Cu-SSZ-13 zeolites are commercial catalysts for NH₃-selective catalytic reduction (SCR) of NOx present in diesel vehicle exhaust. Despite the commercial success, the associated reaction chemistry and mechanism are still not fully understood, which has made it difficult to assess the kinetic impact of field aging on the SCR reaction. A standard SCR reaction, 4NO+4NH₃+O₂→4N₂+6H₂O, consists of two redox halves: the reduction half cycle (RHC) and the oxidation half cycle (OHC) that cycle the Cu-inventory between +2 and +1 oxidation states. Most of the reported experimental and theoretical studies have been performed only in the NH₃-solvation region (150°C-300°C). In the current work, we employ spatially resolved capillary inlet mass-spectrometry (SpaciMS) to investigate the SCR redox cycles at various spatial locations of commercial Cu-SSZ-13 monolith catalysts in their de-greened, hydrothermally aged, and field aged forms, in the temperature range of 200°C-450°C, thereby encompassing both the NH₃ solvation region and high temperature region.
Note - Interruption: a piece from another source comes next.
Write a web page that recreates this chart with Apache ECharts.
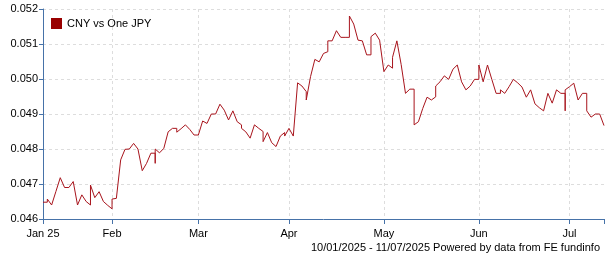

A 10-step protocol was developed to measure RHC, OHC and SCR transients on the Cu-SSZ-13 samples with various initial Cu-oxidation state partitioning. With the help of kinetic modeling, these transients were then analyzed to understand the half-cycle kinetics, role of Cu-species and Bronsted acid sites. Moreover, NH₃ temperature-programmed desorption experiments were performed to further elucidate the roles of Lewis- bound NH₃ and Bronsted- bound NH₃ in RHC and OHC. The SCR reaction was found to be OHC-limited in the NH₃-solvation region, and RHC-limited in the high temperature region. While field aging slowed down both RHC and OHC, its impact on OHC was greater, which made the SCR reaction OHC-limited even in the NH₃-solvated region. Understanding the impact of field aging on the SCR redox chemistry in both low and high temperature range will help in formulating SCR catalysts that will meet the rapidly increasing catalyst warranty and useful-life demand.